4. Gender-Neutral Facilities

Incorporate gender-neutral restrooms and changing facilities to accommodate all employees and visitors, regardless of their gender identity. This not only promotes inclusivity but also respects privacy and comfort.

5. Culturally Considerate Spaces

Create spaces that consider the cultural needs of employees. For example, quiet rooms can be used for prayer or meditation by employees of various faiths. Similarly, a dedicated lactation room for new mothers can provide privacy and support.

The Benefits of an Inclusive Office Design

Designing for diversity and inclusion brings numerous benefits to the workplace, including:

  • Enhanced Employee Well-being: Employees who feel accepted and valued are more likely to be engaged, productive, and happy at work.

  • Attracting and Retaining Talent: A workplace that prioritises inclusivity is more appealing to a diverse talent pool.

  • Fostering Creativity and Innovation: Diverse perspectives lead to more creative solutions and ideas, driving innovation and growth.

Conclusion

Designing for diversity and inclusion is not just a moral imperative but a strategic advantage.
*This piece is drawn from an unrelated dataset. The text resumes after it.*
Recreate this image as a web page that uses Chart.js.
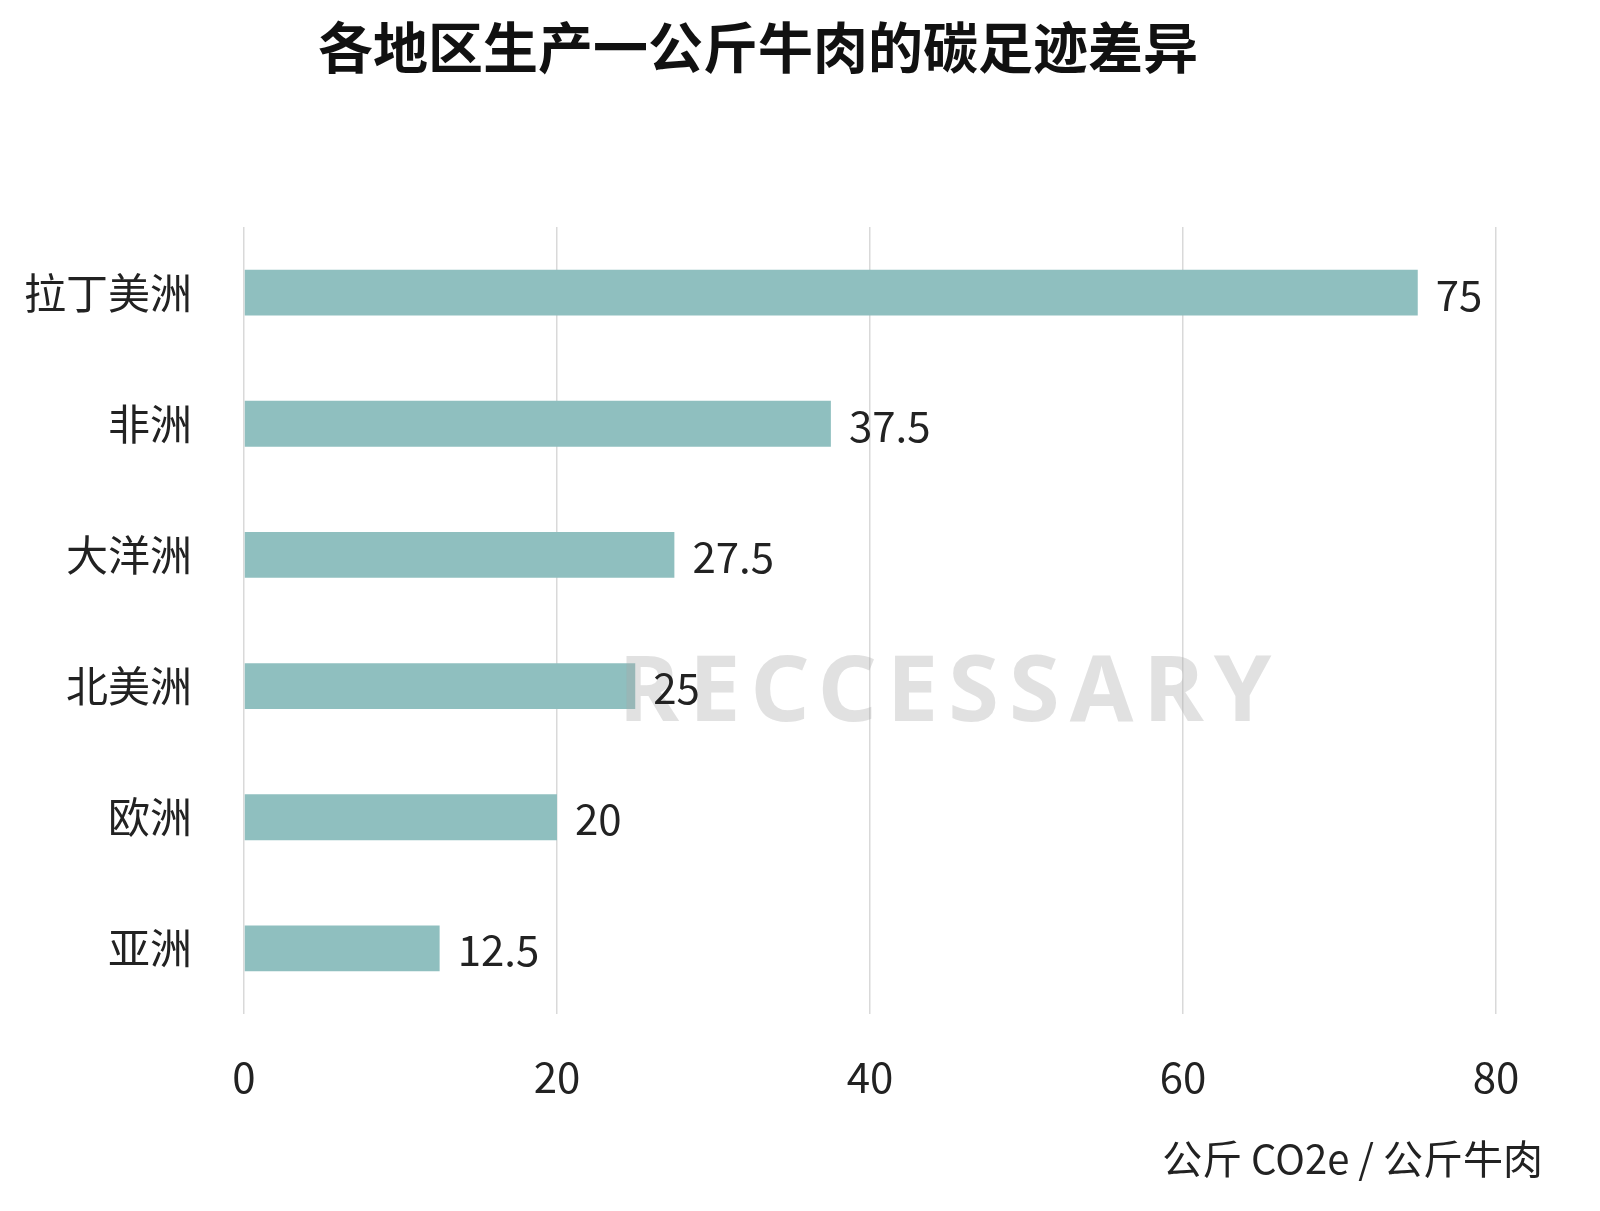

By creating spaces that acknowledge and celebrate the differences among us, companies can foster a more cohesive, creative, and productive workforce. As office designers, it’s our responsibility to lead the charge in this important aspect of workplace evolution, ensuring that every design choice we make contributes to a more inclusive world.

Remember, an inclusive office design is an ongoing journey, not a destination. It requires continuous reflection, learning, and adaptation to meet the evolving needs of the workforce. By committing to this path, companies can build not just a better workplace but a better society.